White space as a design medium requires courage. In art, we are familiar with the term “horror vacui”, the fear of emptiness, in relation to the opulence of Victorian or Baroque works of art and architecture. In the 20th century, a counterpart developed in modern art. Not least with the Bauhaus aesthetic came the courage to use open spaces. White suddenly came to the fore.
For Irmi Obermeyer, white forms the basis of every work. Before she starts painting, the canvas must be primed. Careful and elaborate preparation is required to ensure that they are smooth and neutral in the end. This preparation is very important to Irmi Obermeyer. The priming is not just preparatory work, but already part of her artistic expression. The white does not remain a background, it becomes an equal counterpart to the rest of the color.
The artist finds inspiration for her motifs in her surroundings. Sometimes it is fabrics, special folds, bodies, sculptures or distortions in nature. These real things, or rather the subjective perception of what she sees, become the transporter. The painting translates the original into its own script using abbreviations.

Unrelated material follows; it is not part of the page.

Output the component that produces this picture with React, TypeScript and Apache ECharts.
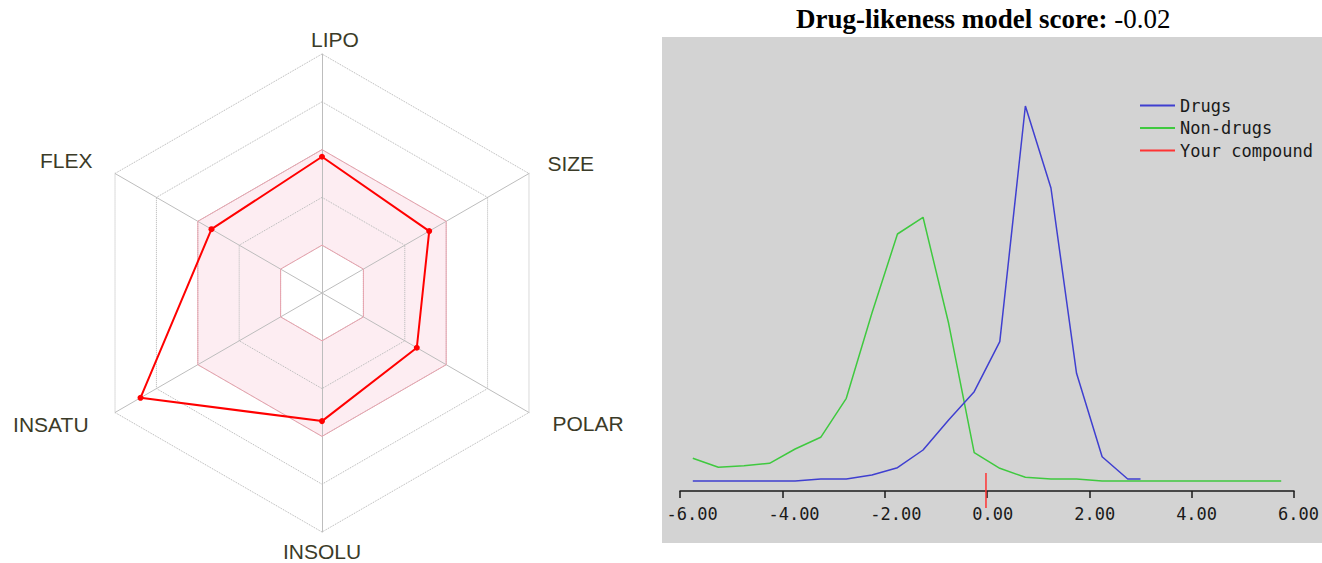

The Allgäu painter uses only brushes and oil paint in her paintings. In some cases, the paint is mixed with pigments in iridescent shades to give the two-dimensional painting an illusion of plasticity and thus make it appear three-dimensional. Achieving this goal requires absolute presence and attention. It is this presence in the painting process that runs through the artist’s work. Instead of impulsive moments, it is precise preparation and precise technique that the painter uses for her works. The choice and quantity of color tones, the brushes, the surfaces – everything must be prepared before she begins painting. No hesitation or procrastination is allowed to interrupt the flow of the painting, as corrections are hardly possible.
Everything is visible, everything is present.